Ne serait-ce que du point de vue géographique, démographique, économique. On ne voit pas comment sur ce territoire, avec la présence des colons, on peut parvenir à un État palestinien souverain. Quelles sont les pressions que la communauté internationale est prête à exercer, notamment pour revenir sur la colonisation ? Ce que l’on a appelé le « processus de paix » a surtout servi à éviter de faire pression sur Israël pour arrêter la colonisation, qui détruit la base territoriale de l’État palestinien. Le processus a en revanche servi à faire pression sur les Palestiniens, leur interdire le recours à la désobéissance civile, au boycott, au droit international, à l’Organisation des Nations unies. Washington leur expliquait : si vous faites cela, ce sont des actes unilatéraux, et nous vous sanctionnerons. Ce que l’on ne disait pas à Israël pour stopper la colonisation.
A.G. : Est-ce que le changement dans l’opinion occidentale, notamment américaine, mais aussi européenne, peut produire des conséquences ?
R.M. : Question fascinante pour moi.
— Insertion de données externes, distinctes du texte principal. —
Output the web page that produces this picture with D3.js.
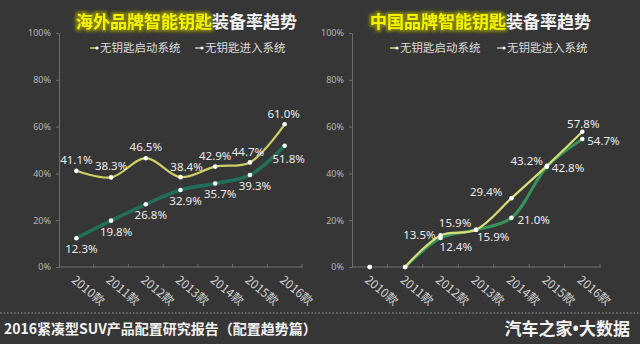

On est tous les deux d’un certain âge, donc le cynisme s’installe et on se dit qu’on a déjà vécu des retournements d’opinion. Mais j’enseigne maintenant à l’université aux États-Unis, je suis les sondages d’opinion, je vois les manifestations en Europe, je m’interroge : est-ce que quelque chose de fondamental est en train de changer dans la perception morale, politique et stratégique de la question de Palestine ? Et pour me limiter au cas américain, que je connais mieux, on constate un langage, des réflexes, des attitudes politiques sans précédent.
Ainsi en octobre 2025, Seth Moulton, représentant démocrate du Massachusetts au Congrès, qui n’appartient pas à l’aile gauche du parti, vient de déclarer qu’il n’accepterait plus de dons de l’American Israel Public Affairs Committee (AIPAC), une des branches les plus puissantes du lobby pro-israélien. C’est quasiment révolutionnaire. On voit des dirigeants qui étaient très pro-israéliens, des dirigeants démocrates, déclarer désormais qu’il ne faut plus accorder d’aide militaire à Israël tant que la guerre continue.
Les sondages d’opinion parmi la jeunesse américaine, chez les démocrates, mais également chez des soutiens du Parti républicain, la partie « Make America Great Again » (MAGA,), montrent une commune défection face au bellicisme de Trump : pourquoi est-ce qu’on doit donner 3 milliards à 8 milliards de dollars par an à un État, Israël, qui nous entraîne dans des guerres ? Si on additionne tout ça, on se dit, c’est quand même important.
Ce revirement d’opinion perdurera-t-il jusqu’après la guerre ? Jusqu’après un changement de gouvernement israélien ? Ou, une fois la guerre dans le rétroviseur, une fois ce gouvernement israélien d’extrême droite remplacé, est-ce que les démocrates, et autres tendances, aux États-Unis vont revenir aux relations politiques traditionnelles avec Israël, un Israël plus familier, moins extrémiste, sans les ministres d’extrême droite, dont le rôle a été central ces deux dernières années ? Est-ce que ce revirement pourrait connaître un développement électoral aux Etats-Unis, lors du choix du candidat démocrate à l’élection présidentielle, par exemple ? Est-ce qu’il pourrait se traduire par une nouvelle donne politique ? C’est un point d’interrogation, mais il n’existait pas il y a dix ans.